When Your Child Asks You About a Mass Shooting: How to Talk to Children and Teens about Mass Shootings
This past weekend, in less than twenty four hours, there were two mass shootings. The weekend before yet another. Our children and teens are more plugged in than ever, more aware than ever. It is important to have an understanding of how to talk with them in an age-appropriate way. This includes what story to tell, how much detail to give and how to answer their questions.
Not sure how to handle the conversation? There's no one size fits all for any young person or any age, but these tips may help.
Let them lead the conversation. Depending on your child's age, they may have not heard one thing about the shooting (think early elementary or younger) or, on the opposite side of the spectrum, they could have over exposed themself already (think teens with their own technology).
If your child is younger than 7/8, and doesn’t bring up the shooting, you may not want to bring it up to them. You may end up scaring them and then having difficulty talking with them more. You may give them details they wouldn't have been exposed to otherwise. You may leave them with many more questions than answers. If they bring it up, allow them to share their feelings and to lead with any questions that they have.
If your child is 8/9 or older, they have likely been exposed to the story on their own, especially if they attend camp, daycare or school. Ask if they have heard about the shooting and what they have heard. Ask them their feelings. Ask them their thoughts. Let them lead you into the conversation that they are ready to have.
Validate their feelings. Whatever your young person is sharing, validate. Don’t tell them “you have nothing to worry about,” or “it’ll be okay.” The truth is, that isn’t the truth. It does make sense for them to be very aware of the risks that come with gun violence. It is rational that they may feel fear or anxiety related to their safety. Although you may think you are protecting them by taking away their worry, you don’t need to make these feelings go away for them, and you can't. Trying to do so could make them feel even worse they already do. Use words like “I can understand how you would feel that way,” and “It sounds like you are a feeling… sad/anxious/worried/etc.” to help them feel validated and keep lines of communication open.
Don’t lie, but be aware of how much you share. Depending on their age and what they have been exposed to, your child may know many details or just one or two. If your child asks you about a specific detail, pause, breathe, and think about what they can understand before you respond.

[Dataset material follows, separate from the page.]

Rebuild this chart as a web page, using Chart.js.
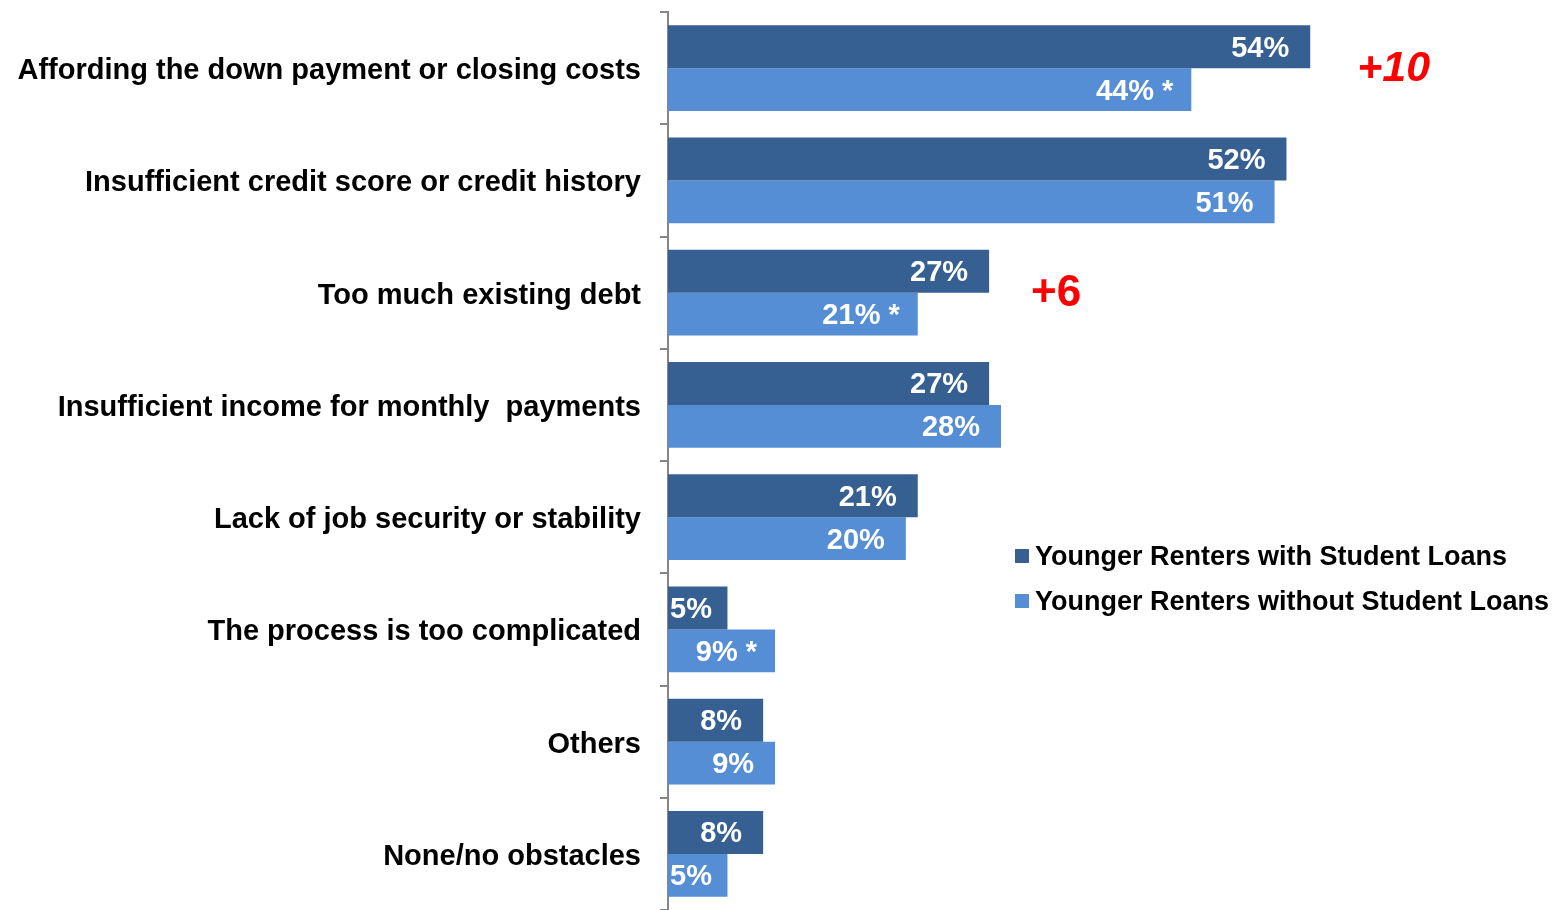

Don’t lie to them about things, but don’t share gruesome details that could make your child more afraid. The younger the child, the shorter the sharing of details needs to be. Think about what you want to share before you talk with your child. Sharing also includes about your own feelings and thoughts, too. Think about what is appropriate to share with your child, and then save the rest for a partner, friend or adult family member. This conversation isn’t about your or your feelings or thoughts, it is about your child.
Watch what you watch. Be aware of how much the news is on around your young people. If you have the news on in front of your child, even if they are playing or doing something else, they are consuming the stories that are on the TV. When you watch the news in front of them, you have no control over the amount of times the story is shown to them or the details that are shared on the screen. Stay in control by waiting to watch the news or consume the details until your child is out of the home or asleep. Trust us, they will replay the same story and you will not miss anything. If you have a teen in your home, talk to them about how much news they are consuming and how it could be affecting them, too.
Find balance with perspective. When you are talking with your young person, find a balance in the conversation by giving them perspective. Yes, mass shootings happen and they are seemingly increasing in frequency and the length of time we are exposed to each story, but there are also many positive things going on in the world, too. Yes, people could begin shooting in public places that you and your young person are at, however you can prepare for this by having a family safety plan in place and following it when necessary. Yes, your young person could feel afraid, hurt, angry, scared, etc., but they have a family where they can share these feelings and work through them, together.
Know your own feelings. How do you feel about what is happening right now? It’s important that you know your own feelings, and that you give yourself an appropriate outlet for processing any feelings you have. The truth is, it’s a scary time to be raising kids. The truth is, a lot of different people have a lot of different feelings about what is going on, and you and your young person may feel differently about situations like mass shootings. But, the truth is, if you don’t know (or acknowledge) how you feel, then you won’t be able to create a safe space for your young person. Remember, this conversation is about them and not about you.
Talking with young people about current events, especially events such as mass shootings, can bring out many different emotions. As a parent, being on the front line of difficult conversations is especially important. Take a deep breath, get in touch with your own feelings, and then have the necessary, age appropriate conversation with your young person about mass shootings. You’ve got this!